Take heart! A joyous moment awaits you in the not-too-distant future. You will once again approach the altar and receive Jesus in the Eucharist. The sweetness of his Body and Blood will flood your soul and make you a living tabernacle of his love. He, in his glorified flesh, will touch you and fill you with the joy that comes from being in the presence of a friend.

But what about now? Now is the time of desire. It’s the time to embody the thirst of Jesus on the cross, the thirst with which he desires union with you and with me. Desire is what spiritual communion is all about. Spiritual communion is meant to spark in your heart here and now the desire for union with Jesus in the Eucharist. The deeper the desire, the more intimate the union with the Beloved when you receive him. The day of being united to your Savior and Redeemer will surely come. For now, we must prepare for this wondrous meeting, and every moment counts. 

Call upon him throughout the day: “Come, Lord Jesus!” “Jesus, I trust in you.” Ask for the outpouring of the Holy Spirit: “Come Holy Spirit! Renew the face of the earth!” Embrace the silence and solitude of your apartment. Or, if the house is full, take time each day to pray as a family. Frequent the sacrament of confession where it is available. Especially in these holy days, ask for a contemplative spirit with which to accompany the Lord in his passion, death, and resurrection. 

Cultivating these practices in our daily lives, our desire for Jesus will become pure and holy like Mary’s most perfect desire.

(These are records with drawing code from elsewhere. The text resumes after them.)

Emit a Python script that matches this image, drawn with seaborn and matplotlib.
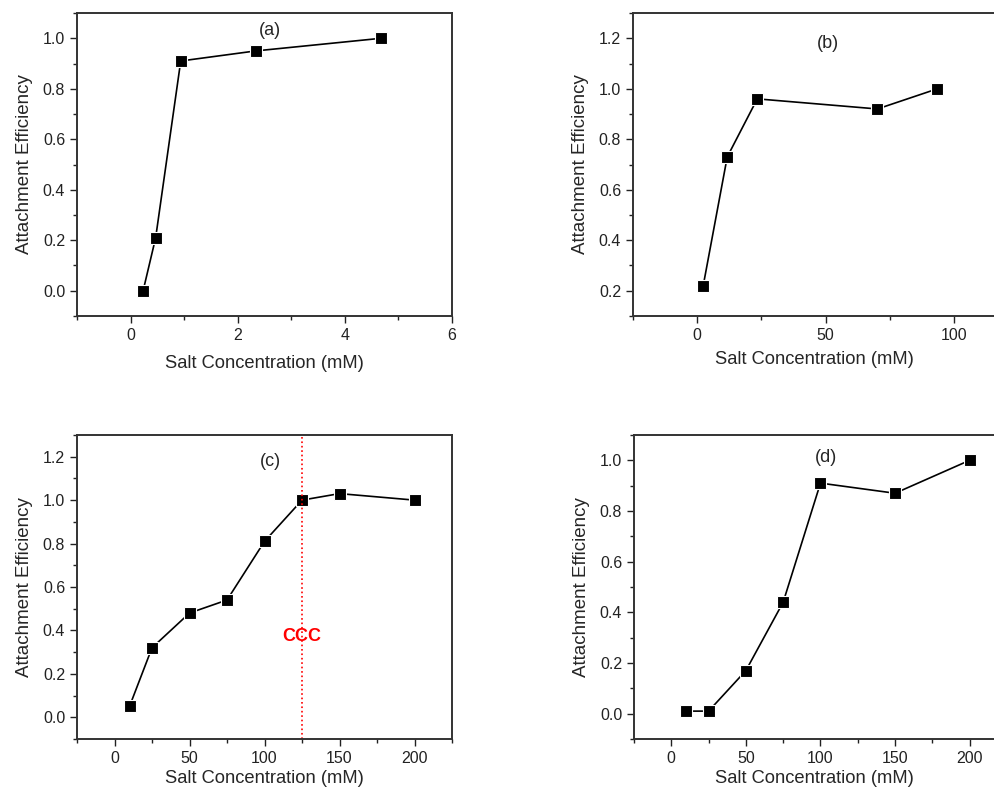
import matplotlib
matplotlib.use('Agg')
import matplotlib.pyplot as plt
from matplotlib.ticker import MultipleLocator
import seaborn as sns

sns.set_style('ticks')
plt.rcParams['font.family'] = ['Liberation Sans', 'DejaVu Sans']

# panel data
x_a = [0.234, 0.468, 0.936, 2.34, 4.68]
y_a = [0.0, 0.21, 0.91, 0.95, 1.0]

x_b = [2.34, 11.7, 23.4, 70.2, 93.6]
y_b = [0.22, 0.73, 0.96, 0.92, 1.0]

x_c = [10, 25, 50, 75, 100, 125, 150, 200]
y_c = [0.05, 0.32, 0.48, 0.54, 0.81, 1.0, 1.03, 1.0]

x_d = [10, 25, 50, 75, 100, 150, 200]
y_d = [0.01, 0.01, 0.17, 0.44, 0.91, 0.87, 1.0]

ccc = 125

fig = plt.figure(figsize=(9.95, 7.89), dpi=100)

panels = [
    # data, rect, xlim, ylim, xmajor, xminor, tag, tag pos, xlabelpad
    (x_a, y_a, [0.0774, 0.5995, 0.3769, 0.384], (-1, 6), (-0.1, 1.1), 2, 1, '(a)', (2.6, 1.03), 9),
    (x_b, y_b, [0.6362, 0.5995, 0.3638, 0.384], (-25, 116), (0.1, 1.3), 50, 25, '(b)', (51, 1.18), 6),
    (x_c, y_c, [0.0774, 0.0634, 0.3769, 0.3853], (-25, 225), (-0.1, 1.3), 50, 25, '(c)', (104, 1.18), 3),
    (x_d, y_d, [0.6372, 0.0634, 0.3628, 0.3853], (-25, 217), (-0.1, 1.1), 50, 25, '(d)', (104, 1.01), 3),
]

for xs, ys, rect, xlim, ylim, xmaj, xmin, tag, tagpos, xpad in panels:
    ax = fig.add_axes(rect)
    sns.lineplot(x=xs, y=ys, ax=ax, color='black', linewidth=1.2,
                 marker='s', markersize=8, markeredgecolor='white',
                 markeredgewidth=0.8)
    ax.set_xlim(*xlim)
    ax.set_ylim(*ylim)
    ax.xaxis.set_major_locator(MultipleLocator(xmaj))
    ax.xaxis.set_minor_locator(MultipleLocator(xmin))
    ax.yaxis.set_major_locator(MultipleLocator(0.2))
    ax.yaxis.set_minor_locator(MultipleLocator(0.1))
    ax.tick_params(which='major', direction='out', length=5, width=1,
                   labelsize=11.5, colors='#222222')
    ax.tick_params(which='minor', direction='out', length=3, width=1,
                   colors='#222222')
    for s in ax.spines.values():
        s.set_linewidth(1.4)
        s.set_color('#333333')
    ax.set_xlabel('Salt Concentration (mM)', fontsize=13.2, labelpad=xpad)
    ax.set_ylabel('Attachment Efficiency', fontsize=13.5, labelpad=7)
    ax.text(tagpos[0], tagpos[1], tag, fontsize=13, ha='center', va='center')
    if tag == '(c)':
        ax.axvline(ccc, color='red', linestyle=':', linewidth=1.2)
        ax.text(ccc, 0.37, 'CCC', color='red', fontsize=13,
                fontweight='bold', ha='center', va='center')

fig.savefig('out.png', dpi=100)
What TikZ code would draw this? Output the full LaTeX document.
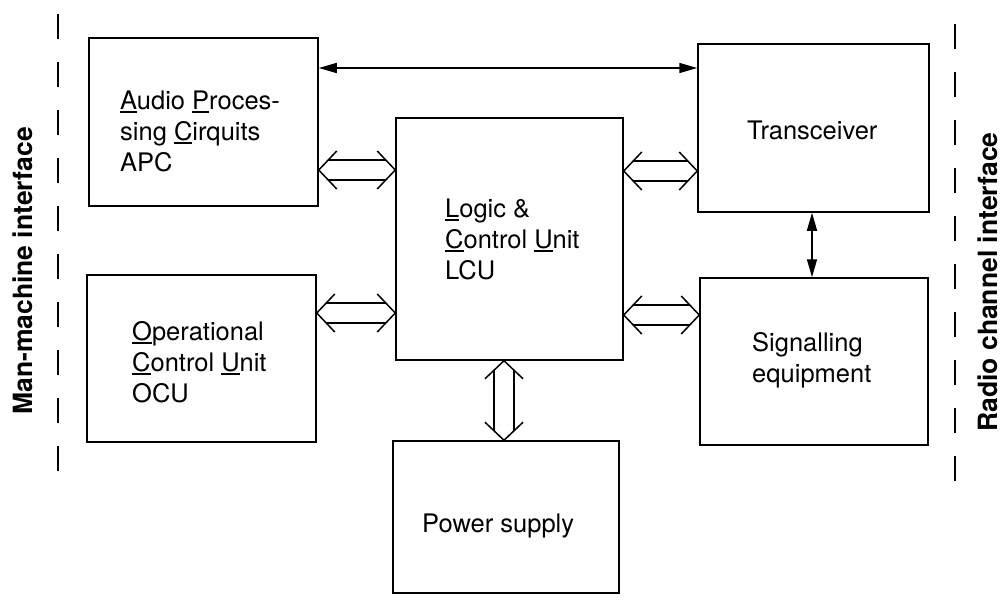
\documentclass[tikz,border=0pt]{standalone}
\usepackage{fontspec}
\setmainfont{TeX Gyre Heros}
\usetikzlibrary{calc,arrows.meta}
\newcommand{\ulc}[1]{\setbox0\hbox{#1}\rlap{\rule[-3.5pt]{\wd0}{1.8pt}}#1}
\newcommand{\dblarr}[2]{%
  \draw[dbl] ($(#1)!18pt!(#2)!19pt!90:(#2)$) -- (#1) -- ($(#1)!18pt!(#2)!19pt!-90:(#2)$);
  \draw[dbl] ($(#2)!18pt!(#1)!19pt!90:(#1)$) -- (#2) -- ($(#2)!18pt!(#1)!19pt!-90:(#1)$);
  \draw[dbl] ($(#1)!9.5pt!(#2)!10pt!90:(#2)$) -- ($(#2)!9.5pt!(#1)!10pt!-90:(#1)$);
  \draw[dbl] ($(#1)!9.5pt!(#2)!10pt!-90:(#2)$) -- ($(#2)!9.5pt!(#1)!10pt!90:(#1)$);
}
\tikzset{
  box/.style={draw, line width=1.5pt, inner sep=0pt},
  txt/.style={font=\fontsize{25.5}{31}\selectfont, align=left, inner sep=0pt, anchor=west},
  lab/.style={font=\fontsize{26.5}{32}\selectfont\bfseries, rotate=90, inner sep=0pt},
  sarr/.style={line width=1.5pt, {Triangle[length=18pt,width=10pt]}-{Triangle[length=18pt,width=10pt]}},
  dbl/.style={line width=1.5pt, line join=miter},
  ifdash/.style={line width=1.8pt, dash pattern=on 25pt off 23pt}
}
\begin{document}
\begin{tikzpicture}[x=1pt,y=-1pt]
\useasboundingbox[fill=white] (0,0) rectangle (1006,607);
% boxes
\node[box, minimum width=229pt, minimum height=168pt] (apc) at (203.5,122) {};
\node[box, minimum width=227pt, minimum height=242pt] (lcu) at (509.5,239) {};
\node[box, minimum width=229pt, minimum height=167pt] (ocu) at (201.5,358.5) {};
\node[box, minimum width=231pt, minimum height=168pt] (trans) at (813.5,128) {};
\node[box, minimum width=228pt, minimum height=167pt] (sig) at (814,361.5) {};
\node[box, minimum width=226pt, minimum height=152pt] (power) at (506,517) {};
% texts
\node[txt] (apct) at (120,131.5) {\ulc{A}udio \ulc{P}roces-\\sing \ulc{C}irquits\\APC};
\node[txt] (lcut) at (445,239) {\ulc{L}ogic \&\\\ulc{C}ontrol \ulc{U}nit\\LCU};
\node[txt] (ocut) at (132,362) {\ulc{O}perational\\\ulc{C}ontrol \ulc{U}nit\\OCU};
\node[txt] (transt) at (747,130.5) {Transceiver};
\node[txt] (sigt) at (752,360.7) {Signalling\\equipment};
\node[txt] (powert) at (422,526) {Power supply};
% single arrows
\draw[sarr] (apc.east |- 0,68) -- (trans.west |- 0,68);
\draw[sarr] (trans.south -| 812,0) -- (sig.north -| 812,0);
% double arrows
\dblarr{apc.east |- 0,170}{lcu.west |- 0,170}
\dblarr{lcu.east |- 0,171}{trans.west |- 0,171}
\dblarr{ocu.east |- 0,313}{lcu.west |- 0,313}
\dblarr{lcu.east |- 0,315}{sig.west |- 0,315}
\dblarr{lcu.south -| 504,0}{power.north -| 504,0}
% interfaces
\draw[ifdash] (58,14) -- (58,472);
\draw[ifdash] (955,24) -- (955,482);
\node[lab] (mmi) at (23,271) {Man-machine interface};
\node[lab] (rci) at (988,282) {Radio channel interface};
\end{tikzpicture}
\end{document}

“In her daily preparation for Calvary, Mary experienced a kind of “anticipated Eucharist” – one might say a “spiritual communion” – of desire and of oblation, which would culminate in her union with her Son in his passion, and then find expression after Easter by her partaking in the Eucharist which the Apostles celebrated as the memorial of that passion.” (Ecclesia de Eucharistia 56)

In the passion of our current time, and especially today, we stand at the foot of the cross with Mary. Here we are truly in union with Jesus through prayer, yet we also earnestly desire the most intimate union that comes with receiving him in the Eucharist. You, too, wait alongside Mary for your “after Easter” communion. Until that moment of heavenly sweetness and spiritual refreshment, live in the joy of holy expectation that arises from a deep desire for your first holy communion after this crisis is over.